A aplicação da Regra de Brady no Brasil torna-se ainda mais relevante no contexto do uso da IA. A obrigação estatal de garantir que a defesa tenha acesso a todas as provas disponíveis devem ser ampliada para assegurar que as bases de dados que alimentam os algoritmos contenham informações completas e imparciais. Nos Estados Unidos, essa regra foi estabelecida pela Suprema Corte no caso Brady v. Maryland (1963) e reforçada por decisões subsequentes, como Giglio v. United States (1972) e United States v. Bagley (1985), garantindo que a omissão de provas exculpatórias possa anular condenações injustas.

No Brasil, no entanto, com a crescente utilização de IA no Judiciário, há um risco real de que decisões judiciais sejam tomadas com base em dados incompletos, comprometendo a imparcialidade do processo penal na produção jurisdicional.

Outro tema prejudicial à advocacia é a proliferação de assistentes jurídicos baseados em IA, que já se tornou uma realidade, com a tendência de automação de serviços criminais que antes eram prestados exclusivamente por advogados(as). Esse fenômeno pode levar à chamada “comoditização da advocacia”, onde atividades como a apresentação de defesas preliminares e pareceres jurídicos passam a ser realizadas por softwares, reduzindo a percepção de valor do trabalho jurídico e impactando a sustentabilidade financeira da profissão.

Diante desses desafios, a Ordem dos Advogados do Brasil (OAB) desempenha um papel fundamental na fiscalização e regulamentação do uso da IA no sistema judiciário, atuando para mitigar os riscos que a advocacia enfrenta. A entidade busca garantir que a implementação da IA respeite os princípios do devido processo legal, assegurando que advogados(as) tenham pleno acesso aos critérios utilizados pelos algoritmos e possam contestar decisões automatizadas de maneira eficaz. Além disso, a OAB trabalha para fortalecer a governança dessas tecnologias, exigindo maior transparência e mecanismos de auditoria que preservem a autonomia da advocacia no exercício da defesa dos direitos de seus clientes. A inclusão da entidade no Comitê Nacional de Inteligência Artificial do CNJ é um avanço importante, permitindo que advogados(as) possam questionar e monitorar as aplicações dessa tecnologia. O presidente nacional da OAB, Beto Simonetti, destacou que “o uso da inteligência artificial no Judiciário deve ser uma ferramenta de apoio, jamais um substituto da atuação humana”.

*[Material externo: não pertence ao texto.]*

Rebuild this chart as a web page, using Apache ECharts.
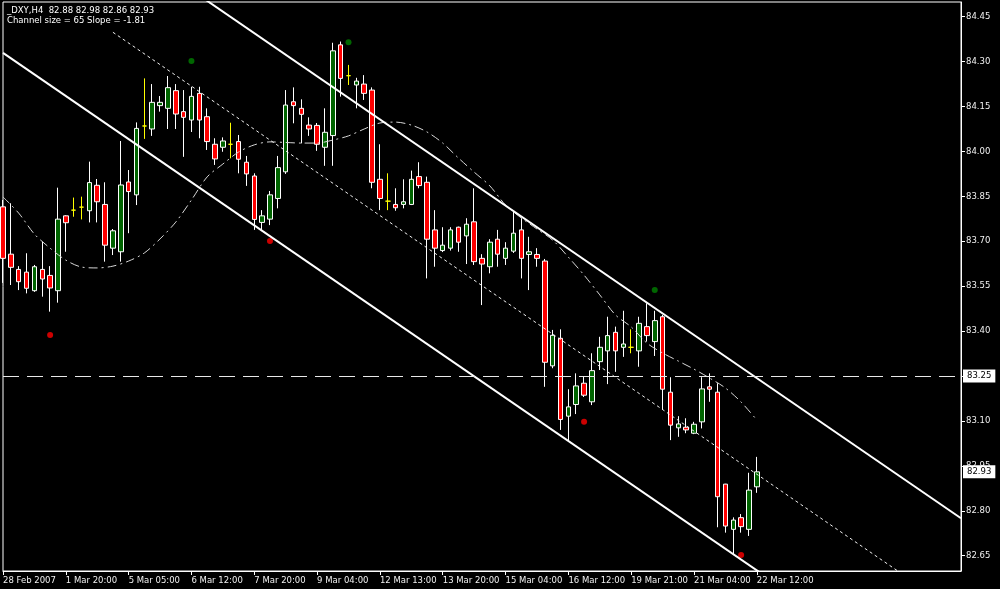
<!DOCTYPE html>
<html><head><meta charset="utf-8">
<script src="https://cdn.jsdelivr.net/npm/echarts@6/dist/echarts.min.js"></script>
<style>html,body{margin:0;padding:0;background:#000;}#c{width:1000px;height:589px;}</style>
</head><body><div id="c"></div>
<script>
// ---- data ----
const titleLine1 = '_DXY,H4  82.88 82.98 82.86 82.93';
const titleLine2 = 'Channel size = 65 Slope = -1.81';
const tickLabels = ['28 Feb 2007','1 Mar 20:00','5 Mar 05:00','6 Mar 12:00','7 Mar 20:00','9 Mar 04:00','12 Mar 13:00','13 Mar 20:00','15 Mar 04:00','16 Mar 12:00','19 Mar 21:00','21 Mar 04:00','22 Mar 12:00'];
const barsPerTick = 8;
const slotCount = 123; // bars + empty right margin
const open = [83.815,83.657,83.606,83.597,83.535,83.606,83.586,83.535,83.785,83.804,83.814,83.802,83.887,83.823,83.677,83.665,83.898,83.855,84.085,84.075,84.153,84.144,84.203,84.133,84.105,84.194,84.116,84.024,84.014,84.024,84.033,83.964,83.918,83.763,83.774,83.843,83.932,84.166,84.144,84.088,84.087,84.014,84.053,84.356,84.253,84.222,84.225,84.205,83.907,83.834,83.823,83.823,83.823,83.916,83.897,83.738,83.669,83.677,83.747,83.718,83.765,83.643,83.615,83.707,83.643,83.667,83.738,83.656,83.656,83.634,83.284,83.376,83.116,83.155,83.226,83.164,83.298,83.334,83.396,83.346,83.346,83.334,83.415,83.365,83.448,83.196,83.077,83.079,83.059,83.097,83.214,83.196,82.889,82.738,82.777,82.738,82.88];
const high = [83.838,83.827,83.617,83.660,83.621,83.699,83.617,83.879,83.787,83.846,83.849,83.966,83.908,83.897,83.741,84.035,83.938,84.097,84.244,84.225,84.185,84.252,84.225,84.205,84.216,84.216,84.144,84.044,84.047,84.096,84.055,83.985,83.927,83.804,83.868,83.985,84.205,84.214,84.174,84.114,84.095,84.144,84.363,84.367,84.289,84.246,84.255,84.214,84.024,83.927,83.877,83.907,83.936,83.964,83.916,83.804,83.747,83.747,83.749,83.777,83.877,83.657,83.707,83.738,83.697,83.799,83.777,83.715,83.677,83.641,83.404,83.406,83.206,83.259,83.248,83.326,83.381,83.448,83.415,83.468,83.406,83.448,83.493,83.468,83.454,83.246,83.116,83.109,83.097,83.246,83.259,83.226,82.890,82.778,82.789,82.927,82.98];
const low = [83.561,83.554,83.537,83.526,83.531,83.515,83.465,83.495,83.665,83.782,83.773,83.763,83.763,83.632,83.654,83.632,83.727,83.821,84.042,84.052,84.133,84.075,84.075,83.982,84.065,84.044,84.005,83.955,83.999,83.977,83.927,83.885,83.738,83.734,83.754,83.810,83.925,84.094,84.027,84.052,84.002,83.952,83.952,84.183,84.222,84.144,84.172,83.877,83.804,83.804,83.802,83.810,83.821,83.877,83.576,83.615,83.664,83.669,83.665,83.624,83.621,83.487,83.593,83.615,83.621,83.661,83.576,83.537,83.615,83.214,83.276,83.070,83.031,83.123,83.180,83.153,83.270,83.223,83.264,83.314,83.326,83.281,83.365,83.317,83.139,83.036,83.047,83.059,83.056,83.075,83.164,82.745,82.727,82.652,82.727,82.716,82.86];
const close = [83.643,83.613,83.565,83.543,83.615,83.574,83.544,83.774,83.762,83.804,83.814,83.896,83.832,83.687,83.735,83.888,83.866,84.077,84.085,84.164,84.164,84.213,84.125,84.114,84.184,84.105,84.033,83.975,84.035,84.024,83.974,83.925,83.773,83.785,83.855,83.946,84.155,84.153,84.124,84.075,84.024,84.064,84.336,84.244,84.253,84.235,84.194,83.897,83.843,83.834,83.812,83.832,83.907,83.886,83.707,83.677,83.687,83.738,83.697,83.757,83.632,83.624,83.697,83.657,83.677,83.727,83.643,83.665,83.643,83.296,83.386,83.105,83.147,83.217,83.186,83.268,83.346,83.385,83.334,83.357,83.346,83.426,83.385,83.435,83.206,83.086,83.090,83.070,83.089,83.207,83.206,82.847,82.749,82.769,82.747,82.869,82.93];
const maBars = [0,2,4,6,8,10,12,14,16,18,20,22,24,26,28,30,32,34,36,38,40,42,44,46,48,50,52,54,56,58,60,62,64,66,68,70,72,74,76,78,80,82,84,86,88,90,92,94,96];
const maValues = [83.848,83.794,83.724,83.677,83.637,83.614,83.611,83.617,83.634,83.661,83.708,83.764,83.838,83.915,83.958,83.998,84.022,84.032,84.030,84.028,84.028,84.038,84.052,84.075,84.095,84.098,84.088,84.065,84.028,83.978,83.931,83.885,83.821,83.778,83.741,83.704,83.647,83.587,83.521,83.454,83.414,83.360,83.327,83.300,83.273,83.243,83.210,83.163,83.103];
const channelUpper = [[0,84.971],[122,82.775]];
const channelMiddle = [[14,84.398],[122,82.454]];
const channelLower = [[0,84.329],[122,82.133]];
const highDots = [[24,84.302],[44,84.365],[83,83.537]];
const lowDots = [[6,83.387],[34,83.701],[74,83.097],[94,82.652]];
const levelLine = 83.25;
const yTicks = [82.65,82.80,82.95,83.10,83.25,83.40,83.55,83.70,83.85,84.00,84.15,84.30,84.45];
const yMin = 82.5989, yMax = 84.4991;

// ---- chart ----
const FONT = 'DejaVu Sans';
const categories = Array.from({length: slotCount}, (_, i) =>
  (i % barsPerTick === 0 && i / barsPerTick < tickLabels.length) ? tickLabels[i / barsPerTick] : '');
const showIdx = (idx) => categories[idx] !== '';
const candles = open.map((o, i) => [o, close[i], low[i], high[i]]);
const lastClose = close[close.length - 1];
const boxLabel = (txt) => ({show: true, position: 'end', distance: 2, formatter: txt, backgroundColor: '#fff', color: '#000', padding: [2, 4, 2, 4], fontSize: 8.5, fontFamily: FONT});

const chart = echarts.init(document.getElementById('c'), null, {renderer: 'canvas'});
chart.setOption({
  backgroundColor: '#000',
  animation: false,
  grid: {left: 3, right: 39, top: 2, bottom: 18, show: true, borderColor: '#fff', borderWidth: 1, backgroundColor: 'transparent'},
  graphic: [
    {type: 'text', left: 7, top: 6, style: {text: titleLine1, fill: '#fff', font: '8.5px "' + FONT + '"'}},
    {type: 'text', left: 7, top: 16, style: {text: titleLine2, fill: '#fff', font: '8.5px "' + FONT + '"'}}
  ],
  xAxis: {
    type: 'category', data: categories, boundaryGap: false,
    axisLine: {show: true, lineStyle: {color: '#fff', width: 1}},
    axisTick: {show: true, interval: showIdx, length: 4, lineStyle: {color: '#fff'}},
    axisLabel: {interval: showIdx, align: 'left', margin: 5, color: '#f0f0f0', fontSize: 8.5, fontFamily: FONT},
    splitLine: {show: false}
  },
  yAxis: {
    type: 'value', position: 'right', min: yMin, max: yMax, scale: true,
    axisLine: {show: true, lineStyle: {color: '#fff', width: 1}},
    axisTick: {show: true, customValues: yTicks, length: 4, lineStyle: {color: '#fff'}},
    axisLabel: {customValues: yTicks, formatter: v => v.toFixed(2), margin: 5, color: '#f0f0f0', fontSize: 8.5, fontFamily: FONT},
    splitLine: {show: false}
  },
  series: [
    {
      type: 'candlestick', data: candles, barWidth: 5,
      itemStyle: {color: '#006400', color0: '#ff0000', borderColor: '#ffffff', borderColor0: '#ffffff', borderColorDoji: '#ffff00', borderWidth: 1},
      markLine: {
        silent: true, symbol: 'none', animation: false,
        data: [
          {yAxis: levelLine, lineStyle: {type: [16, 8], color: '#e8e8e8', width: 1}, label: boxLabel(levelLine.toFixed(2))},
          {yAxis: lastClose, lineStyle: {color: 'rgba(0,0,0,0)', width: 1}, label: boxLabel(lastClose.toFixed(2))}
        ]
      }
    },
    {type: 'line', data: maValues.map((v, k) => [maBars[k], v]), smooth: 0.3, symbol: 'none',
     lineStyle: {color: '#d8d8d8', width: 1, type: [9, 4, 2, 4]}},
    {type: 'line', data: channelUpper, symbol: 'none', lineStyle: {color: '#fff', width: 2}},
    {type: 'line', data: channelLower, symbol: 'none', lineStyle: {color: '#fff', width: 2}},
    {type: 'line', data: channelMiddle, symbol: 'none', lineStyle: {color: '#f0f0f0', width: 1, type: [3, 3]}},
    {type: 'scatter', data: highDots, symbolSize: 6, itemStyle: {color: '#008000'}},
    {type: 'scatter', data: lowDots, symbolSize: 6, itemStyle: {color: '#ff0000'}}
  ]
});
</script></body></html>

A OAB já publicou recomendações para orientar a advocacia no uso responsável da inteligência artificial, enfatizando a importância da supervisão humana e a necessidade de mecanismos claros de auditoria e governança sobre os sistemas utilizados pelos tribunais. A entidade também participa ativamente na implementação da resolução por meio de sua representação no Comitê Nacional de Inteligência Artificial do Judiciário, contribuindo para a supervisão e a aplicação das diretrizes estabelecidas.

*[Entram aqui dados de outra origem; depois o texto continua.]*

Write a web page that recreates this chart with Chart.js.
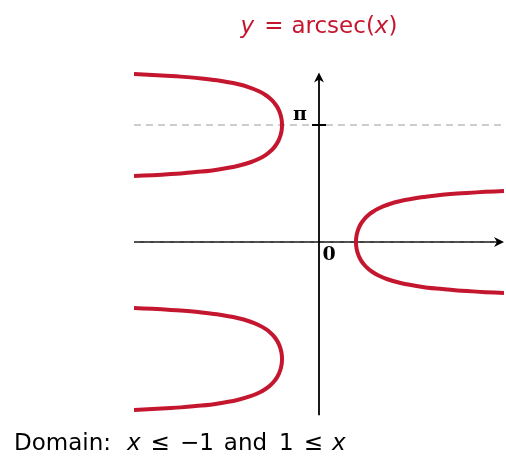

A Associação Brasileira dos Advogados Criminalistas (ABRACRIM), por meio do presidente Sheyner Asfóra, preocupada com os efeitos da resolução e a ausência de um debate aberto com a advocacia criminal, instalou a Comissão Nacional de Inteligência Artificial e Algoritmos Criminais. A comissão tem a finalidade de estudar, acompanhar e propor medidas relacionadas ao uso da IA e algoritmos no âmbito do sistema de justiça criminal brasileiro, visando fortalecer a atuação da advocacia criminal frente aos desafios tecnológicos da IA.

Deste modo, com a regulamentação da IA no Judiciário, faz-se necessário um amplo debate com a advocacia criminal; esse será o papel da comissão, que tem como objetivo identificar os desafios a serem enfrentados no exercício da advocacia na representação do cidadão na justiça tecnológica. “Cabe à advocacia manter-se ativa e engajada, assegurando que a implementação dessas inovações respeite os princípios garantistas e preserve o papel essencial dos advogados(as) no sistema de justiça afirma o Presidente Sheyner Asfora.

O uso excessivo de IA sem supervisão adequada pode comprometer garantias processuais, reduzir a autonomia dos advogados(as) e criar obstáculos na defesa dos direitos da cidadania, prejudicando, assim, os Direitos Fundamentais definidos na Constituição. Este cenário da IA obriga a advocacia a uma vigilância redobrada; para isso, são inevitáveis investimentos em tecnologia, já que as estruturas públicas, como o Judiciário, o Ministério Público e as polícias, investem milhões na criação de plataformas tecnológicas de IA, o que, para grande parte da advocacia brasileira, torna-se inviável. É necessário estar atento a todas essas questões, pois, como já mencionado, a advocacia, no tema da paridade de armas, na era da IA estará deficiente e o direito de defesa comprometido.

Ricardo Breier é advogado. Pós-Doutor em Direito – Uminho/Portugal, pesquisa no tema IA e Justiça Digital. Presidente da OAB/RS (2016/2021). Presidente da Comissão Nacional de Inteligência Artificial e Algoritmo Criminal da ABRACRIM.